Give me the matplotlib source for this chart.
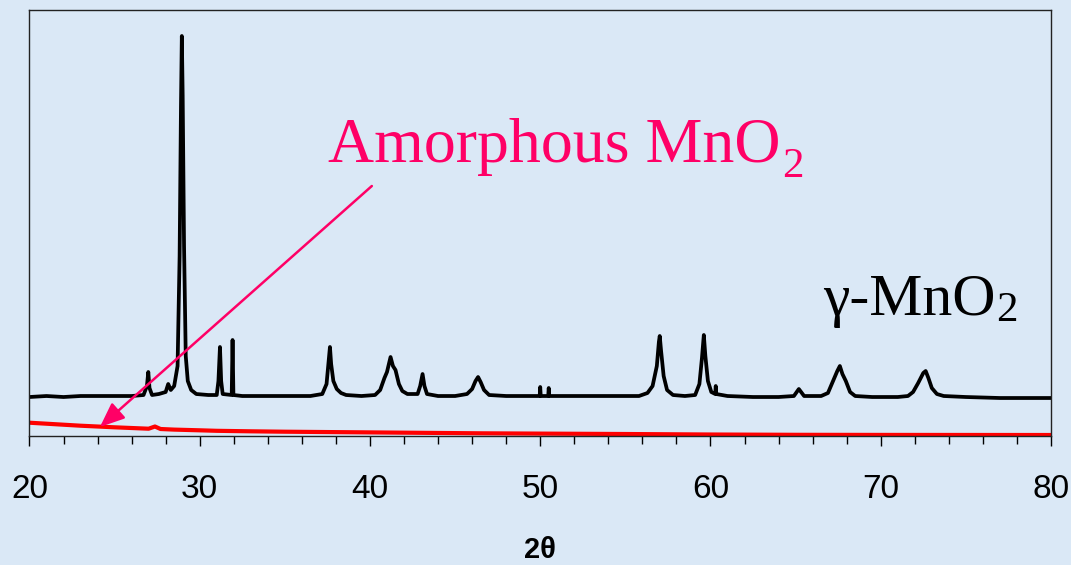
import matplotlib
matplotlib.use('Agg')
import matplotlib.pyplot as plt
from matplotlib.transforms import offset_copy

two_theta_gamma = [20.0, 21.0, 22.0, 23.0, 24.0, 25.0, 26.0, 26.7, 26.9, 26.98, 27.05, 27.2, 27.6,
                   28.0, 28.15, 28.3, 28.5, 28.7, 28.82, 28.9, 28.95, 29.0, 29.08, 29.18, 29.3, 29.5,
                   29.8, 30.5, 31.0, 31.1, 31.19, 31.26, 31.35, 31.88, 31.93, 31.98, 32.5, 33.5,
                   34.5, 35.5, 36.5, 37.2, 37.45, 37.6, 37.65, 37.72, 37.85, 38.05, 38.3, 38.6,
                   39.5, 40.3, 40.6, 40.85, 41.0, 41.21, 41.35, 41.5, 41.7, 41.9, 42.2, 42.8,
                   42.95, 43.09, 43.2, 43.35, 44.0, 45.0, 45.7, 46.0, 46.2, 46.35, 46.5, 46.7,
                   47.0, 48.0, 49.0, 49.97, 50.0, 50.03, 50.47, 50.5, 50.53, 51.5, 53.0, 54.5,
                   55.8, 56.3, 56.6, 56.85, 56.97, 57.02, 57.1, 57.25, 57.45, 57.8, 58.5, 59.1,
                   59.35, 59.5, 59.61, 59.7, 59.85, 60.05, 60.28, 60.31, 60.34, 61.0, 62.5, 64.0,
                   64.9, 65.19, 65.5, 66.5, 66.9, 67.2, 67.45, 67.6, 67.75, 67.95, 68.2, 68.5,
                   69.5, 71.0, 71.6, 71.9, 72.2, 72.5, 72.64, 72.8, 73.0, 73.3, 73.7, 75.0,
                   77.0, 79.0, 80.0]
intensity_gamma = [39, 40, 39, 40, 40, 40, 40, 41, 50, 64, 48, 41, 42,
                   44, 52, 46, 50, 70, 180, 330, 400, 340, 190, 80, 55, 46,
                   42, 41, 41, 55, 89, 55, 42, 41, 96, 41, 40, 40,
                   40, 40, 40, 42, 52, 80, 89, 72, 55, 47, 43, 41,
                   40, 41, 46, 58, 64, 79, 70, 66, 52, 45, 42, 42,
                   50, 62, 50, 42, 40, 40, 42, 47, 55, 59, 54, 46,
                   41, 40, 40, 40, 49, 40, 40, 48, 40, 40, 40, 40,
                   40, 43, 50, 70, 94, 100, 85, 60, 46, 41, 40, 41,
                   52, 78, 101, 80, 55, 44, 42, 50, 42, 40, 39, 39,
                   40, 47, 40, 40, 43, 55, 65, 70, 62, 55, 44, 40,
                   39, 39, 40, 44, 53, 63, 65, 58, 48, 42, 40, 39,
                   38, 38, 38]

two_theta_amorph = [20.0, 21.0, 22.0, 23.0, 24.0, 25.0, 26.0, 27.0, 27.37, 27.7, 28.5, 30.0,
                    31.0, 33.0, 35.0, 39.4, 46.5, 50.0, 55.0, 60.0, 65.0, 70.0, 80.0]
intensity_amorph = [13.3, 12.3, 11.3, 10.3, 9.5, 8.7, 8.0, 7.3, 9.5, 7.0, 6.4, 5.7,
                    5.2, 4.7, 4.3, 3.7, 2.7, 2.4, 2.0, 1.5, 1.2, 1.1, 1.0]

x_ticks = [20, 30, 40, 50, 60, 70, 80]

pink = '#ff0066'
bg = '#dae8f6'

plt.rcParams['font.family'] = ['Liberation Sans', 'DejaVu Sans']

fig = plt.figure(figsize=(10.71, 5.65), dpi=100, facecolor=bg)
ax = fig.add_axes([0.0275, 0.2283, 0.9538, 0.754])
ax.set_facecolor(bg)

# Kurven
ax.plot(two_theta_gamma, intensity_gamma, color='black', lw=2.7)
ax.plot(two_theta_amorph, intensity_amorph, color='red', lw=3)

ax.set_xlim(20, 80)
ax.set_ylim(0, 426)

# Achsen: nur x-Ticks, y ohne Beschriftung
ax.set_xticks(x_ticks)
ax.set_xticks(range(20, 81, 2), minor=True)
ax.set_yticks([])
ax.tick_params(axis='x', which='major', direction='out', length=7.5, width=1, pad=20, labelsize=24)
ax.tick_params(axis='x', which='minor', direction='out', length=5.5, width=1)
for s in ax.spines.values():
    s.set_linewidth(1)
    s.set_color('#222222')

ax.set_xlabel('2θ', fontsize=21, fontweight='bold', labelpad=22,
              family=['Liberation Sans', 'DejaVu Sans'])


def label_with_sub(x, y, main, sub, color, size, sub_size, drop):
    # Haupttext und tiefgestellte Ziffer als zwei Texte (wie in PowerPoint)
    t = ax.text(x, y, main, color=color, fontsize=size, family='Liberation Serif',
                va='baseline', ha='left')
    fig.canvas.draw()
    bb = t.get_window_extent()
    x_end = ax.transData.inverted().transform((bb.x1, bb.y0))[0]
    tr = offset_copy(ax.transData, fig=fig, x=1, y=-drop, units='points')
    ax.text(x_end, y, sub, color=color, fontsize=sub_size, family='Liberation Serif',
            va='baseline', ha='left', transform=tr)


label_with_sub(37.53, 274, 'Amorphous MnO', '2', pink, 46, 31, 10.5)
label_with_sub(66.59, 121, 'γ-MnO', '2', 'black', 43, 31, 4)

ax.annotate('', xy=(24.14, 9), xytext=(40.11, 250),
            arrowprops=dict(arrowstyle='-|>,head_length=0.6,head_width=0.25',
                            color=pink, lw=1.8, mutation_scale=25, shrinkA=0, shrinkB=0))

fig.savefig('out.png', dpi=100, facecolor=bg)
───
**Exercise:** Only the lines from the start of the material through the line containing "from matplotlib.transforms import offset_copy" should be transcribed. Pictures stay out.

**Result of this exercise:**
Give me the matplotlib source for this chart.
import matplotlib
matplotlib.use('Agg')
import matplotlib.pyplot as plt
from matplotlib.transforms import offset_copy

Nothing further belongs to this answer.